Many seniors’ Social Security benefits may be taxed.

If your income exceeds a specific threshold, Social Security checks may be subject to federal taxation. The IRS uses a number known as your “combined income,” which is made up of your taxable income, tax-exempt interest, and half of your Social Security payment, to decide whether your benefits will be taxed.

Your Social Security payment will not be subject to tax if your combined income is less than $25,000 and you are single. On the other hand, if your total income exceeds $25,000, up to 50% of your benefit may be taxed, and if it surpasses $34,000, up to 85% of your SS income may be taxable. The income limits for married couples filing joint returns are $32,000 and $44,000, respectively.

The short version is that you probably won’t have to pay any tax on your benefits if Social Security is your primary source of retirement income. However, there’s a significant probability that your income will be over the taxability level if you get Social Security benefits, pension payments, and/or taxable withdrawals from 401(k) or other retirement accounts. As a result, part of your benefits may be seen as taxable income. Just over half of Social Security recipients will be required to pay taxes on a portion of their retirement payments.

There are separate Social Security taxes in 12 states.

As of 2022, twelve states will tax Social Security payments. The list is as follows, in alphabetical order:

  • Colorado
  • Connecticut
  • Kansas
  • Minnesota
  • Missouri
  • Montana
  • Nebraska
  • New Mexico
  • Rhode Island
  • Utah
  • Vermont
  • West Virginia

Like the federal tax code, each of these states has its own mechanism for taxing benefits, and not all citizens will ultimately have to pay taxes on their Social Security income. The good news is that these criteria are often far higher than those set by the federal government, beyond which benefits become taxable. For instance, Social Security payments are only subject to taxation in Connecticut and Kansas for citizens who make $75,000 or more.

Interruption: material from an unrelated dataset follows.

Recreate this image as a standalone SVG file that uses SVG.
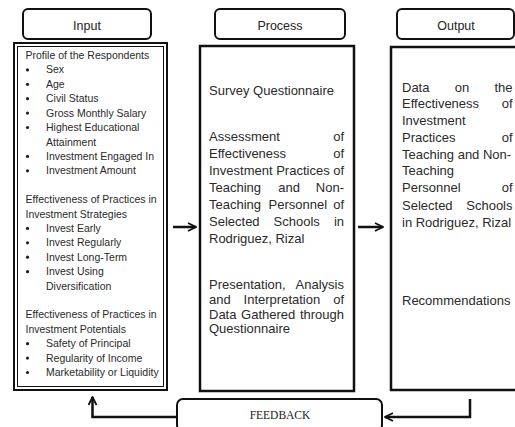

We won’t go into each state’s Social Security tax code separately here. But before claiming your benefits, it’s definitely a good idea to get acquainted with how Social Security and other retirement income is taxed if you live in one of these states.

The potential impact on your retirement

“It’s not how much you earn; it’s how much you keep,” is a proverb you may have heard. And in retirement, this is particularly true. Generating adequate income from all sources (retirement funds, pensions, Social Security, etc.) so that your living expenditures are comfortably met is the overall objective for a financially secure retirement.

Because of this, it’s crucial to have a clear understanding of how much money you may anticipate from Social Security. Even if it is often not worthwhile to relocate just because your retirement income is subject to taxation, it is undoubtedly an essential factor to take into account when making retirement planning decisions.